Но Симпсон постепенно пришел к убеждению, что в характере его босса есть роковой изъян. Этот недостаток был превосходно сформулирован в рапорте о годности к военной службе, составленном командиром Уилсона во время его службы в ВМФ в конце 1950-х годов: «Чарли Уилсон — лучший офицер, когда-либо служивший под моим командованием на море, но, несомненно, худший в порту».
В те дни Симпсон не сомневался, что у его начальника имеются проблемы со спиртным. Как и у многих алкоголиков, это не проявлялось напрямую: Уилсон мог поглощать огромное количество скотча и выглядеть совершенно трезвым. К тому же он был добродушным пьяницей, который мог рассказывать замечательные истории и заставлял всех покатываться от хохота. По словам Симпсона, в тех случаях, когда алкоголь все же одерживал верх над ним, «Уилсон просто ложился на часок, затем просыпался и вел себя так, словно он проспал двенадцать часов. Мне это казалось совершенно нереальным. Он поступал так на собственных вечеринках — просто засыпал, пока все вращалось вокруг него, а потом вставал и присоединялся к общему веселью».
Большинство из 435 членов Конгресса ведут удивительно неприметную жизнь в Вашингтоне. Конечно, есть местные знаменитости, прославленные в своих округах, но вашингтонская жизнь такова, что, если почти все они уедут из столицы, лишь немногие заметят их отсутствие. С другой стороны, в начале 1980-х годов Уилсон начал привлекать к себе большое внимание средств массовой информации. Это было внимание особого рода, которое любой другой политик счел бы равносильным самоубийству. Комментаторы разделов светской хроники называли его «Весельчак Чарли» и со смаком расписывали парад королев красоты, которых он приводил на приемы в Белом доме и на званые вечеринки в посольствах. В одной техасской газете его назвали «самым крутым плейбоем в Конгрессе». В «Вашингтон Пост» была опубликована карикатура с изображением Уилсона и лидера группы большинства в Сенате Джима Райта верхом на белых лошадях, скачущих по Пеннсильвания-авеню в ночной клуб, куда Уилсон недавно вложил свои средства. В «Даллас морнинг ньюс» заметили, что в диско-клубе Уилсона Elan[1] (его девиз был «клуб для лихачей») бывает больше конгрессменов, чем можно когда-либо найти в здании Конгресса. Когда Уилсону задавали вопросы о его образе жизни, он добродушно отвечал: «Почему я должен выглядеть как цепной пес, страдающий от запора? Я хочу взять от жизни все, что она может мне дать».

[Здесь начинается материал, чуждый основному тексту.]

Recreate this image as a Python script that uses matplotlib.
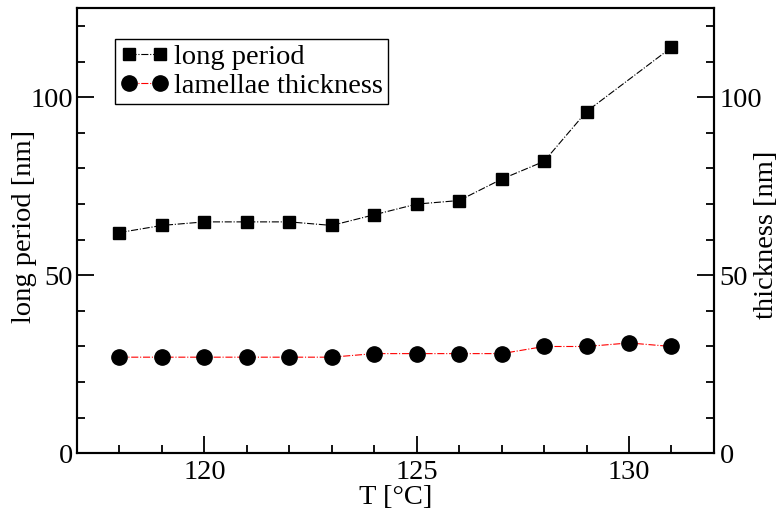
import numpy as np
import matplotlib
matplotlib.use("Agg")
import matplotlib.pyplot as plt

plt.rcParams['font.family'] = ['Liberation Serif', 'DejaVu Serif']

# data
T_long = [118, 119, 120, 121, 122, 123, 124, 125, 126, 127, 128, 129, 131]
long_period = [62, 64, 65, 65, 65, 64, 67, 70, 71, 77, 82, 96, 114]
T_lam = [118, 119, 120, 121, 122, 123, 124, 125, 126, 127, 128, 129, 130, 131]
thickness = [27, 27, 27, 27, 27, 27, 28, 28, 28, 28, 30, 30, 31, 30]

fs = 20.5

fig = plt.figure(figsize=(7.79, 5.16), dpi=100)
ax = fig.add_axes([0.0988, 0.1215, 0.8177, 0.8625])
ax2 = ax.twinx()

l1, = ax.plot(T_long, long_period, color='black', ls='-.', lw=0.8,
              marker='s', ms=9, mfc='black', mec='black', label='long period')
l2, = ax2.plot(T_lam, thickness, color='red', ls='-.', lw=0.8,
               marker='o', ms=11, mfc='black', mec='black', label='lamellae thickness')

for a in (ax, ax2):
    a.set_xlim(117, 132)
    a.set_ylim(0, 125)
    a.set_yticks([0, 50, 100])
    a.set_yticks(np.arange(0, 125, 10), minor=True)
    for s in a.spines.values():
        s.set_linewidth(1.5)

ax.set_xticks([120, 125, 130])
ax.set_xticks(np.arange(118, 132, 1), minor=True)
ax.tick_params(which='both', direction='in', top=False, right=False, labelsize=fs, width=1.3)
ax.tick_params(which='major', length=12)
ax.tick_params(which='minor', length=6)
ax.tick_params(axis='x', which='major', pad=5)
ax.tick_params(axis='y', which='major', pad=3)
ax2.tick_params(which='both', direction='in', left=False, right=True, labelsize=fs, width=1.3)
ax2.tick_params(which='major', length=12, pad=4)
ax2.tick_params(which='minor', length=6)

ax.set_xlabel('T [°C]', fontsize=fs, va='center')
ax.xaxis.set_label_coords(0.5, -0.1)
ax.set_ylabel('long period [nm]', fontsize=fs, va='center')
ax.yaxis.set_label_coords(-0.082, 0.51)
ax2.set_ylabel('thickness [nm]', fontsize=fs, va='center', rotation=90)
ax2.yaxis.set_label_coords(1.083, 0.49)

leg = ax.legend(handles=[l1, l2], loc='upper left', bbox_to_anchor=(0.06, 0.93),
                fontsize=fs, numpoints=2, handlelength=1.7, handletextpad=0.2,
                borderpad=0.18, labelspacing=0.1, borderaxespad=0, fancybox=False,
                framealpha=1)
leg.get_frame().set_edgecolor('black')
leg.get_frame().set_linewidth(1.0)

fig.savefig('out.png', dpi=100)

По правде говоря, в возрасте сорока семи лет и на четвертом сроке службы в Сенате, Чарли Уилсон был близок к краху. Публичные политики всегда совершают идиотские поступки, но они не ложатся в горячую ванну с обнаженными женщинами и не нюхают кокаин, если не вынуждены играть в русскую рулетку со своей карьерой. Нетрудно было прийти к выводу, что этот недавно разведенный конгрессмен находится в свободном падении и обречен на катастрофу.
Сам Уилсон впоследствии говорил: «Я переживал самый долгий в истории кризис среднего возраста. Я никому не причинял вреда, а просто вел бесцельную жизнь». Но кризис среднего возраста, отбросивший Чарли Уилсона на обочину, был ничтожным по сравнению с тем кризисом, который переживала Америка. В тот вечер, когда Уилсон снял номер в «Цезарь-Пэлэс», Тед Коппел открыл свой выпуск новостей «Ночная линия» тревожным рефреном: «Добрый вечер. Сегодня прошло двести шестьдесят семь дней после захвата заложников в Тегеране». Соединенные Штаты, с их годовым оборонным бюджетом в 200 миллиардов долларов, не могли заставить дерзкую страну третьего мира вернуть более пятидесяти заложников. А после того как они наконец набрались храбрости провести спасательную операцию, весь мир наблюдал за унизительным спектаклем, когда пилот американского самолета сбился с курса в пылевом облаке и врезался в стоявший на земле самолет, что привело к гибели восьми солдат и отмене операции.
Повсюду говорили, что «вьетнамский синдром» подорвал боевой дух Америки. К началу лета 1980 года консерваторы во главе с Рональдом Рейганом выступили с предупреждением, что Советский Союз мог достичь ядерного превосходства и что открылось «окно возможностей», когда СССР может начать ядерную войну и выиграть ее. К ним присоединялись другие голоса, утверждавшие, что агенты КГБ проникли в большинство западных разведслужб и организуют чрезвычайно эффективные кампании по дезинформации. В результате Америка не видит опасности, которая ей угрожает.